Constituents across party boundaries are very concerned with the idea of gerrymandering that would give excess power to either party. The Independent Redistricting Commission is actually a model for other states.
Why do you think it’s important that people make their own health care decisions?
It is important that people have the freedom make their own health care decisions. If women choose to use birth control, elect to have a tubal ligation, or decide to have an abortion, they should be able to make that decision — the government should not limit their access. We are a free people, and we should have the autonomy to make decisions that impact our bodies.

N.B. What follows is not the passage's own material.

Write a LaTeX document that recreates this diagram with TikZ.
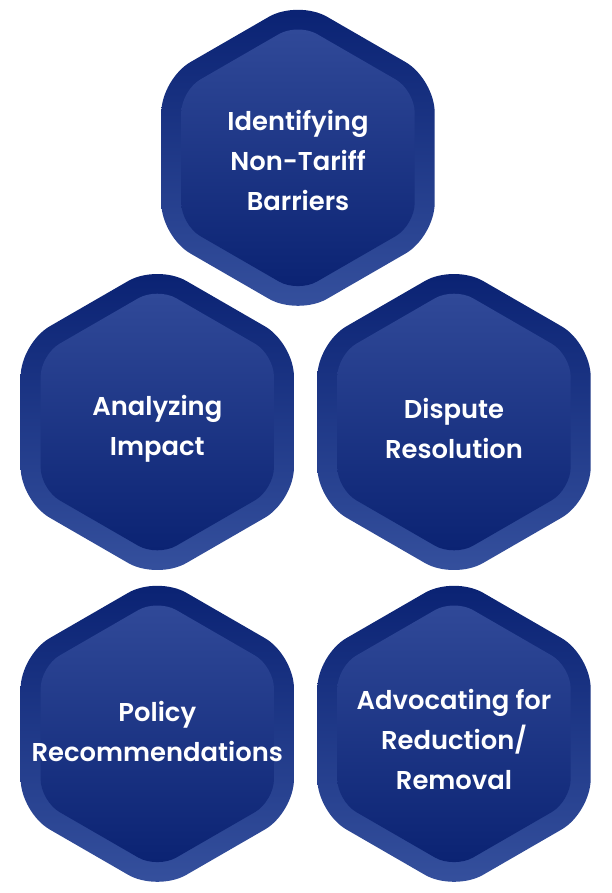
\documentclass[tikz,border=0pt]{standalone}
\usepackage{fontspec}
\setmainfont{Poppins}[UprightFont={* SemiBold}, BoldFont={* Bold}]
\definecolor{ringtop}{RGB}{9,33,114}
\definecolor{ringbot}{RGB}{54,81,158}
\definecolor{innertop}{RGB}{49,74,153}
\definecolor{innerbot}{RGB}{10,34,114}
\tikzset{
  ringshape/.style={top color=ringtop, bottom color=ringbot, rounded corners=33.5pt},
  innershape/.style={top color=innertop, bottom color=innerbot, rounded corners=21.9pt},
  hextext/.style={text=white, align=center, font=\fontsize{25.8}{40}\selectfont, inner sep=0pt}
}
\newcommand{\hexcell}[5]{%
  \begin{scope}[shift={(#2,#3)}]
    \shade[ringshape] (136.65,0) -- (30:157.8) -- (90:157.8) -- (150:157.8) -- (210:157.8) -- (270:157.8) -- (330:157.8) -- cycle;
    \shade[innershape] (116.65,0) -- (30:134.7) -- (90:134.7) -- (150:134.7) -- (210:134.7) -- (270:134.7) -- (330:134.7) -- cycle;
    \node[hextext] (#1) at (0,#4) {#5};
  \end{scope}}
\begin{document}
\begin{tikzpicture}[x=1pt,y=-1pt]
  \useasboundingbox (0,0) rectangle (612,893);
  \hexcell{ident}{298}{157.8}{2.5}{Identifying\\Non-Tariff\\Barriers}
  \hexcell{analyze}{157.3}{422}{6.5}{Analyzing\\Impact}
  \hexcell{dispute}{454}{422}{6.5}{Dispute\\Resolution}
  \hexcell{policy}{157.3}{733.8}{-2.5}{Policy\\Recommendations}
  \hexcell{advocate}{454}{733.8}{5.5}{Advocating for\\Reduction/\\Removal}
\end{tikzpicture}
\end{document}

What other issues are you fighting for?
Other issues I am fighting for include access to affordable health care and affordable college education. When we’ve spoken to voters at the doors, many people in our district have shared that their deductibles are too high — so high that they are forgoing preventive care. KidsCare, a health care program for the children of the working poor, is often targeted for cuts. I believe that when people have access to preventive care and necessary medications, they are more productive at work and school. Young people and parents of young people have expressed frustration with the cost of college. Even with scholarships, students are working while attending college, and they are graduating with a heavy debt. Some students are more apt to pursue a job in skilled labor, so we need to ensure there are programs like JTED and CTE that will allow students to graduate from high school with a certificate that will allow them to begin a well-paid, skilled labor job right after high school.
What gives you hope for Arizona’s future?
What gives me hope for the future is the youth. Our entire paid staff is under the age of 25 years old. They are motivated, hard-working, and dedicated to fighting for equality and change. Seeing the world through their eyes gives me hope for the future.
Why was it important for you to be endorsed by Planned Parenthood Advocates of Arizona?
It was important for me to be endorsed by Planned Parenthood Advocates of Arizona because it emphasizes the contrast between myself and my opponents. As mentioned in an earlier question, Rep. Weninger has voted to increase regulations on abortions. Vice Mayor Nora Ellen regularly tweets about crisis pregnancy centers. While both of my opponents are pro-life, I am pro-choice. I do not believe the government should dictate private matters.